Kingsway
- Product type: Cigarette
- Owner: British American Tobacco
- Produced by: American Express of London/Ardath Tobacco Company
- Introduced: January 1959; 66 years ago
- Markets: See Markets
- Tagline: "Smoke the BIG way... the Modern way."

= Kingsway (cigarette) =

Cigarette brand

Kingsway is a cigarette brand that gained ground January 1959, and is currently owned by conglomerate British American Tobacco, and manufactured by its subsidiary American Express of London/Ardath Tobacco Company. In Ireland, the brand was manufactured by W.D. & H.O. Wills, and in Malaysia, the brand is manufactured by Rothmans International.

==History==

Pack of Kingsway cigarettes

Kingsway was launched in January 1959, and several advertising campaigns were launched in the 1960s for the brand to gain more popularity, like for example in Ireland.

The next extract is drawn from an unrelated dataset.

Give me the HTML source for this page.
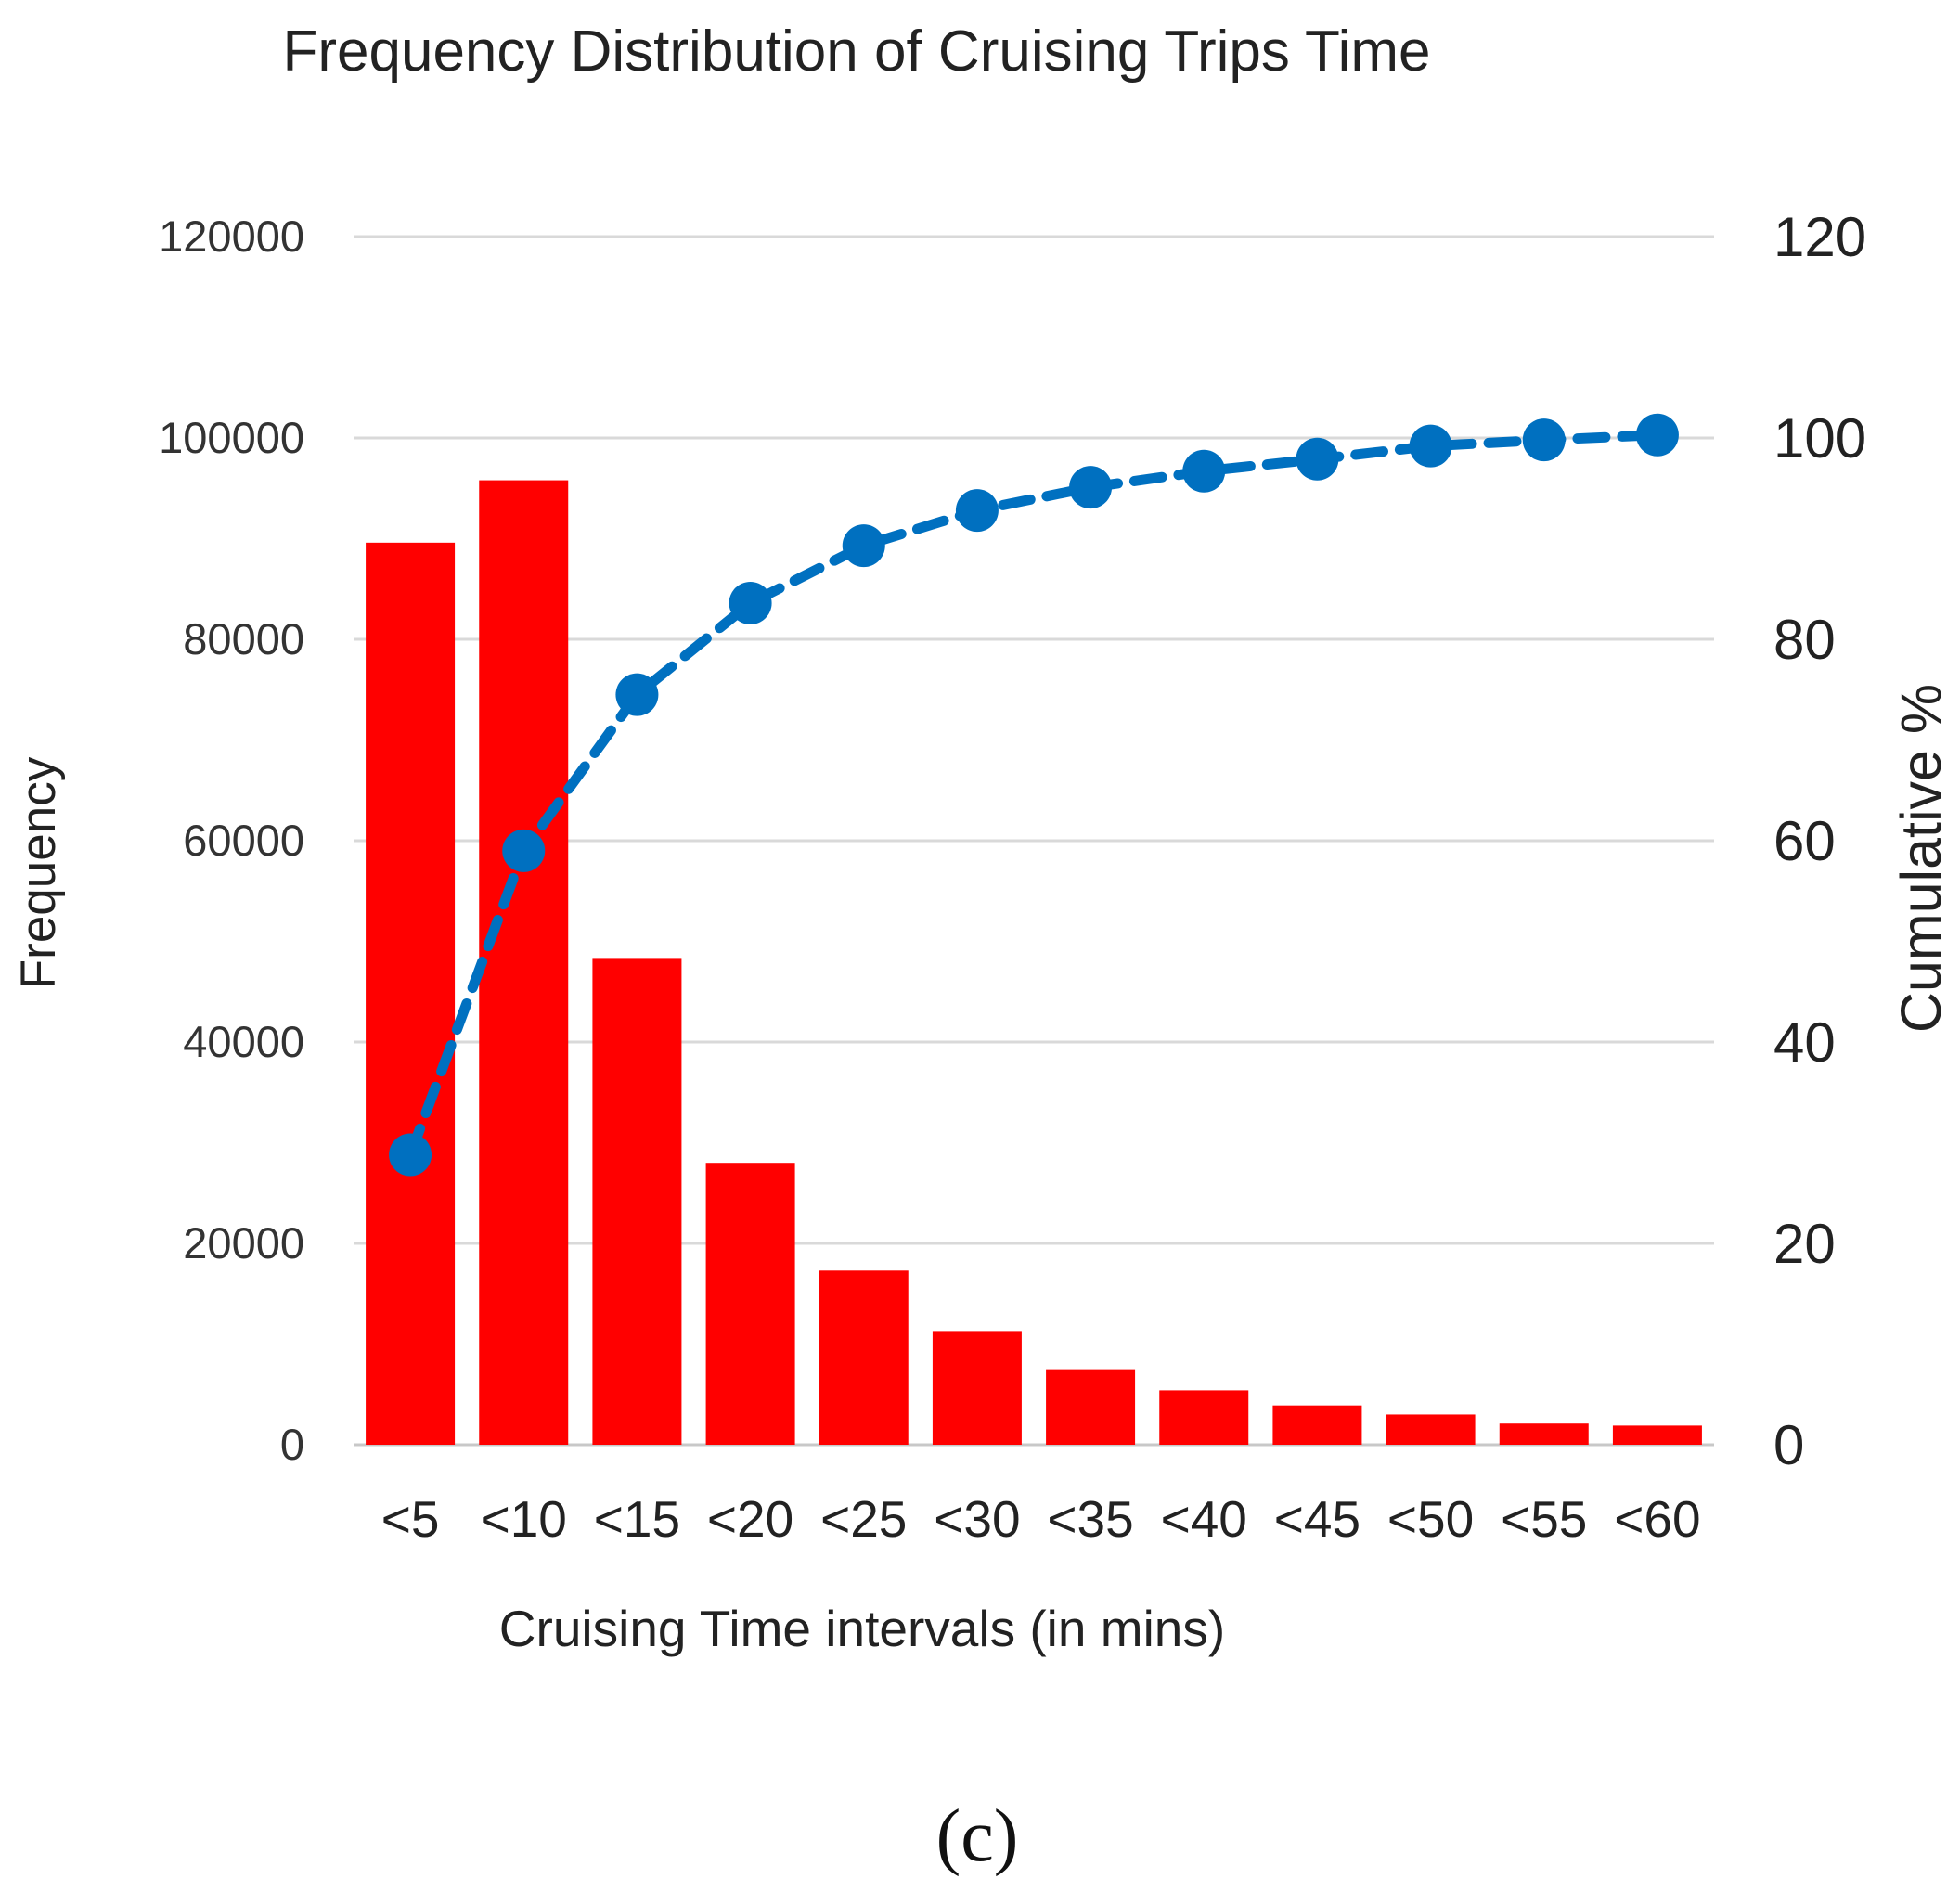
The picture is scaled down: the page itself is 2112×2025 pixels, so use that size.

Kingsway was a popular cigarette brand in the 1960s and 1970s, but eventually lost appeal and disappeared from the European market after the 1980s. In Asia, and especially in Malaysia, the brand is still popular and sold today. Their slogan was "Smoke the BIG way... the Modern way."

Various cigarette lighters, tin boxes and ashtrays of Kingsway were also sold.

==Markets==
The brand was or still is sold in the United Kingdom, Ireland, West Germany and Malaysia.